Cualquier objeto, por insignificante que sea, trae su libro de instrucciones o un folleto en el que se nos informa del manejo y uso del mismo. El libro de instrucciones viene en ayuda de los que de otra manera seríamos incapaces de poner en funcionamiento cualquier electrodoméstico o el montaje de cualquier mueble, por sencillo que sea su manejo o montaje.
El libro de instrucciones tiene su día, que no es otro que la bonita y festiva mañana del día de Reyes. Quién no ha visto truncada la alegría de ese día tan especial por la odisea que supone el poner en marcha un tren, un coche o montar un fortín. Pero ahí está el libro de instrucciones, para socorrernos y ayudarnos. Y que difícil se nos hace el interpretar y comprender tan mala traducción. Al final nos sobran o faltan piezas. Es la locura.
Pese a lo enunciado al principio, hay muchos objetos que no necesitan una ayuda para su uso. Por lo tanto, sobra el referido libro o folleto. Un ejemplo es el sombrero, a todas luces es innecesaria una información sobre su manejo: con ajustarlo a la cabeza es más que suficiente, eso sí, con cierta gracia o donaire. Pero el problema surge en su uso. Hay quien se encasqueta el sombrero, gorra o boina hasta las trancas y no se lo quita ni para dormir. Lo mismo le da estar en un local cubierto que en plena calle. No hay libro de instrucciones, pero sí un código no escrito de uso y buenas costumbres. Hay que descubrirse en lugares cubiertos, ante una persona de rango superior, ante una señora o ante una imagen religiosa.
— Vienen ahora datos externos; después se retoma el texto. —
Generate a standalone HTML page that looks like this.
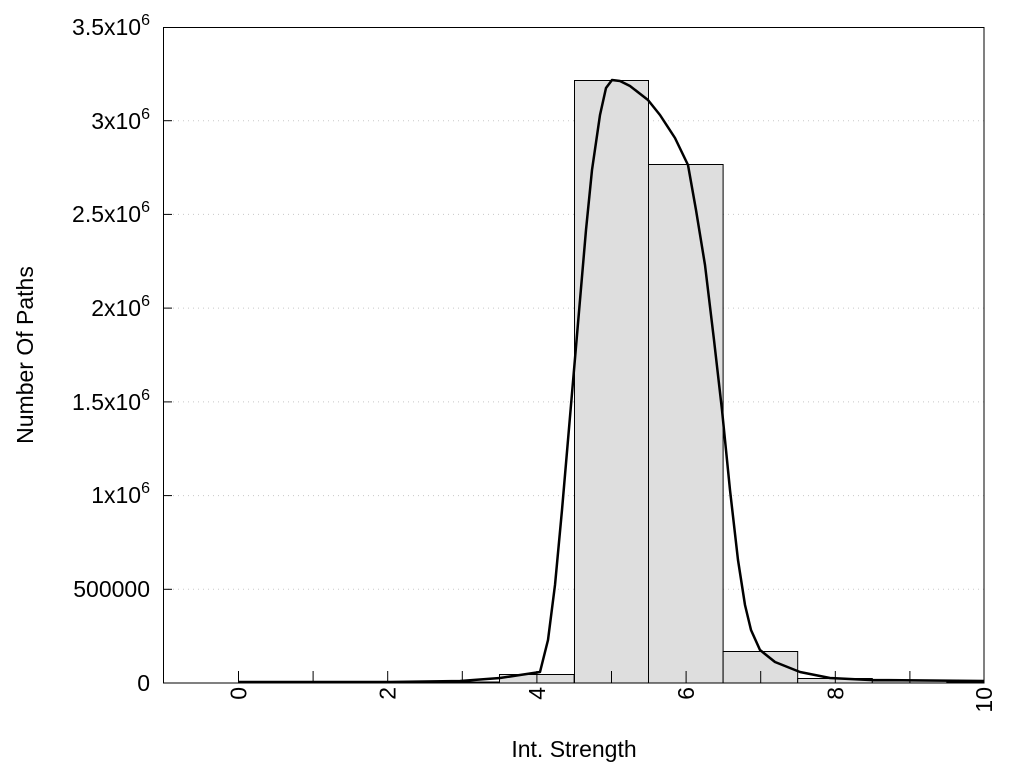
<!DOCTYPE html>
<html><head><meta charset="utf-8"><style>
body{margin:0;background:#fff;}
svg text{font-family:"Liberation Sans",Arial,sans-serif;fill:#000;}
</style></head><body>
<svg width="1024" height="768" viewBox="0 0 1024 768" xmlns="http://www.w3.org/2000/svg">
<g stroke="#c8c8c8" stroke-width="1" stroke-dasharray="1,4">
<line x1="163" y1="589.3" x2="984" y2="589.3"/>
<line x1="163" y1="495.6" x2="984" y2="495.6"/>
<line x1="163" y1="401.9" x2="984" y2="401.9"/>
<line x1="163" y1="308.1" x2="984" y2="308.1"/>
<line x1="163" y1="214.4" x2="984" y2="214.4"/>
<line x1="163" y1="120.7" x2="984" y2="120.7"/>
</g>
<g fill="#dedede" stroke="#000" stroke-width="1">
<rect x="238.5" y="682" width="74.6" height="1"/>
<rect x="313.1" y="682" width="74.6" height="1"/>
<rect x="387.7" y="682" width="74.6" height="1"/>
<rect x="462.3" y="682" width="37" height="1"/>
<rect x="499.5" y="674.5" width="74.6" height="8.5"/>
<rect x="574.5" y="80.5" width="74" height="602.5"/>
<rect x="648.5" y="164.5" width="74.6" height="518.5"/>
<rect x="723.1" y="651.5" width="74.6" height="31.5"/>
<rect x="797.7" y="678.5" width="74.6" height="4.5"/>
<rect x="872.3" y="681" width="74.6" height="2"/>
<rect x="946.9" y="682" width="37" height="1"/>
</g>
<rect x="163.5" y="27.5" width="820.5" height="655.5" fill="none" stroke="#000" stroke-width="1"/>
<g stroke="#000" stroke-width="1">
<line x1="163" y1="589.3" x2="172" y2="589.3"/><line x1="163" y1="495.6" x2="172" y2="495.6"/>
<line x1="163" y1="401.9" x2="172" y2="401.9"/><line x1="163" y1="308.1" x2="172" y2="308.1"/>
<line x1="163" y1="214.4" x2="172" y2="214.4"/><line x1="163" y1="120.7" x2="172" y2="120.7"/>
<line x1="238.5" y1="683" x2="238.5" y2="671"/><line x1="313.1" y1="683" x2="313.1" y2="671"/>
<line x1="387.7" y1="683" x2="387.7" y2="671"/><line x1="462.3" y1="683" x2="462.3" y2="671"/>
<line x1="536.9" y1="683" x2="536.9" y2="671"/><line x1="611.5" y1="683" x2="611.5" y2="671"/>
<line x1="686.1" y1="683" x2="686.1" y2="671"/><line x1="760.7" y1="683" x2="760.7" y2="671"/>
<line x1="835.3" y1="683" x2="835.3" y2="671"/><line x1="909.9" y1="683" x2="909.9" y2="671"/>
</g>
<polyline fill="none" stroke="#000" stroke-width="2.5" stroke-linejoin="round" points="238,682 390,682 460,681 500,678 520,675 540,672 548,640 555,585 562,510 568,440 574,370 580,300 586,230 592,170 600,115 606,88 612,80 620,81 630,86 648,100 660,115 675,138 688,165 696,210 705,265 714,340 722,410 730,490 738,560 745,605 751,630 760,650 775,662 800,672 830,678 870,680 984,681"/>
<g font-size="23" text-anchor="end">
<text x="150" y="691">0</text>
<text x="150" y="597">500000</text>
<text x="150" y="503">1x10<tspan dy="-10" font-size="16">6</tspan></text>
<text x="150" y="410">1.5x10<tspan dy="-10" font-size="16">6</tspan></text>
<text x="150" y="316">2x10<tspan dy="-10" font-size="16">6</tspan></text>
<text x="150" y="222">2.5x10<tspan dy="-10" font-size="16">6</tspan></text>
<text x="150" y="129">3x10<tspan dy="-10" font-size="16">6</tspan></text>
<text x="150" y="35">3.5x10<tspan dy="-10" font-size="16">6</tspan></text>
</g>
<g font-size="23" text-anchor="end">
<text transform="translate(246.5,687) rotate(-90)">0</text>
<text transform="translate(395.7,687) rotate(-90)">2</text>
<text transform="translate(544.9,687) rotate(-90)">4</text>
<text transform="translate(694.1,687) rotate(-90)">6</text>
<text transform="translate(843.3,687) rotate(-90)">8</text>
<text transform="translate(992,687) rotate(-90)">10</text>
</g>
<text x="574" y="757" font-size="23" text-anchor="middle">Int. Strength</text>
<text transform="translate(33,355) rotate(-90)" font-size="23" text-anchor="middle">Number Of Paths</text>
</svg>
</body></html>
Algunos nobles tienen el privilegio o titulo de Cubiertos ante su Majestad el Rey. No es el caso de quienes utilizan ese complemento a la hora de vestir o protegerse del Sol.
En una televisión pública, cercana a nosotros, un día si y otro también, vemos una muestra de lo anteriormente expuesto. El Sr. que pretende alejar su soledad, sentado con su sombrero o mascota, que no se lo quita ni para recibir a la que pretende ser su compañera. ¡Por favor! por lo menos un ademán.
Y como diría aquel: ¿Y qué es un ademán?